A persistent structural weakness in deep clustering is the disconnect between feature learning and cluster assignment. Most architectures invoke an external clustering step, typically k-means, to produce pseudo-labels that guide training, preventing the backbone from directly optimising for cluster quality. This paper introduces Deep Dual Competitive Learning (DDCL), the first fully differentiable end-to-end framework for unsupervised prototype-based representation learning. The core contribution is architectural: the external k-means is replaced by an internal Dual Competitive Layer (DCL) that generates prototypes as native differentiable outputs of the network. This single inversion makes the complete pipeline, from backbone feature extraction through prototype generation to soft cluster assignment, trainable by backpropagation through a single unified loss, with no Lloyd iterations, no pseudo-label discretisation, and no external clustering step. To ground the framework theoretically, the paper derives an exact algebraic decomposition of the soft quantisation loss into a simplex-constrained reconstruction error and a non-negative weighted prototype variance term. This identity reveals a self-regulating mechanism built into the loss geometry: the gradient of the variance term acts as an implicit separation force that resists prototype collapse without any auxiliary objective, and leads to a global Lyapunov stability theorem for the reduced frozen-encoder system. Six blocks of controlled experiments validate each structural prediction. The decomposition identity holds with zero violations across more than one hundred thousand training epochs; the negative feedback cycle is confirmed with Pearson -0.98; with a jointly trained backbone, DDCL outperforms its non-differentiable ablation by 65% in clustering accuracy and DeepCluster end-to-end by 122%.
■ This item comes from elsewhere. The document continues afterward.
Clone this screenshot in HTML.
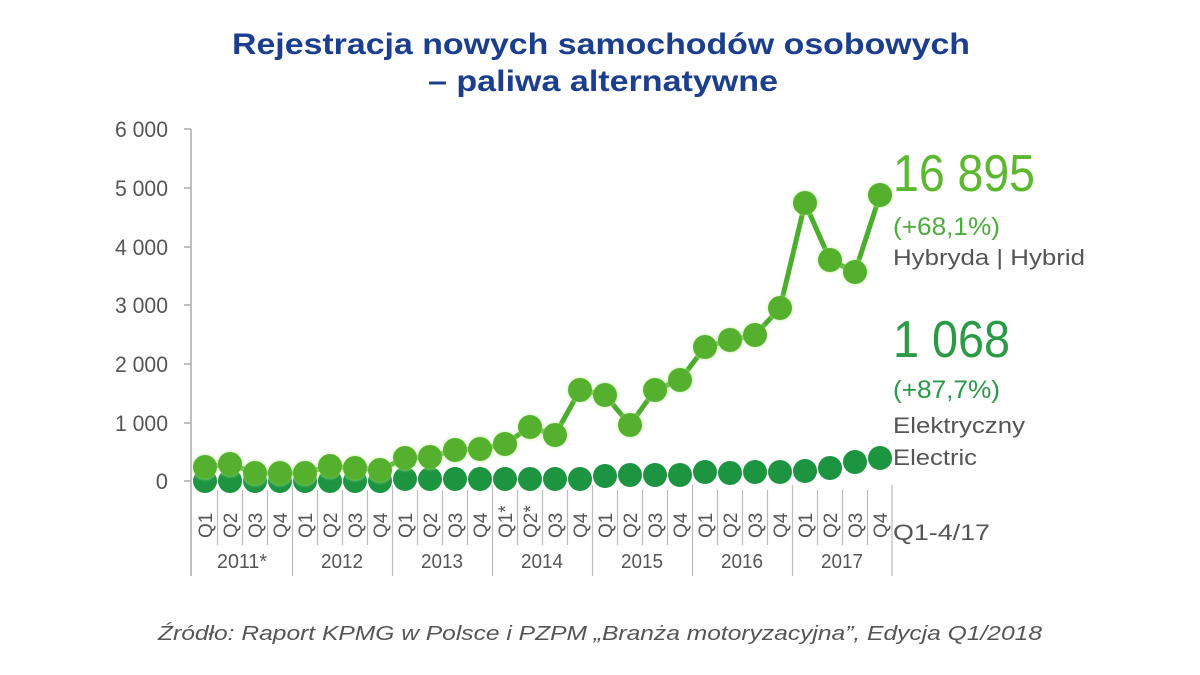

翻译：深度聚类中一个持续存在的结构缺陷在于特征学习与聚类分配之间的割裂。大多数架构引入外部聚类步骤（通常为k-means）来生成指导训练的伪标签，这使得主干网络无法直接针对聚类质量进行优化。本文提出深度双竞争学习（DDCL），这是首个完全可微分的端到端无监督原型表示学习框架。其核心贡献在于架构层面：外部k-means被内部双竞争层（DCL）取代，该层将原型作为网络的原生可微分输出。这一单一反转使得从主干特征提取、原型生成到软聚类分配的完整流水线，能够通过一个统一损失函数进行反向传播训练，无需任何Lloyd迭代、伪标签离散化或外部聚类步骤。为在理论上奠定框架基础，本文推导出软量化损失的精确代数分解，将其分解为单纯形约束的重构误差与非负加权原型方差项。该恒等式揭示了嵌入损失几何中的自调节机制：方差项的梯度充当隐式分离力，无需任何辅助目标即可抵抗原型坍缩，并导致简化冻结编码器系统的全局李雅普诺夫稳定性定理。六组受控实验验证了每个结构预测：该分解恒等式在超过十万个训练轮次中零违反；负反馈循环得到Pearson相关系数-0.98的确认；在联合训练主干网络的情况下，DDCL在聚类准确率上比其不可微分的消融方案提升65%，比端到端DeepCluster提升122%。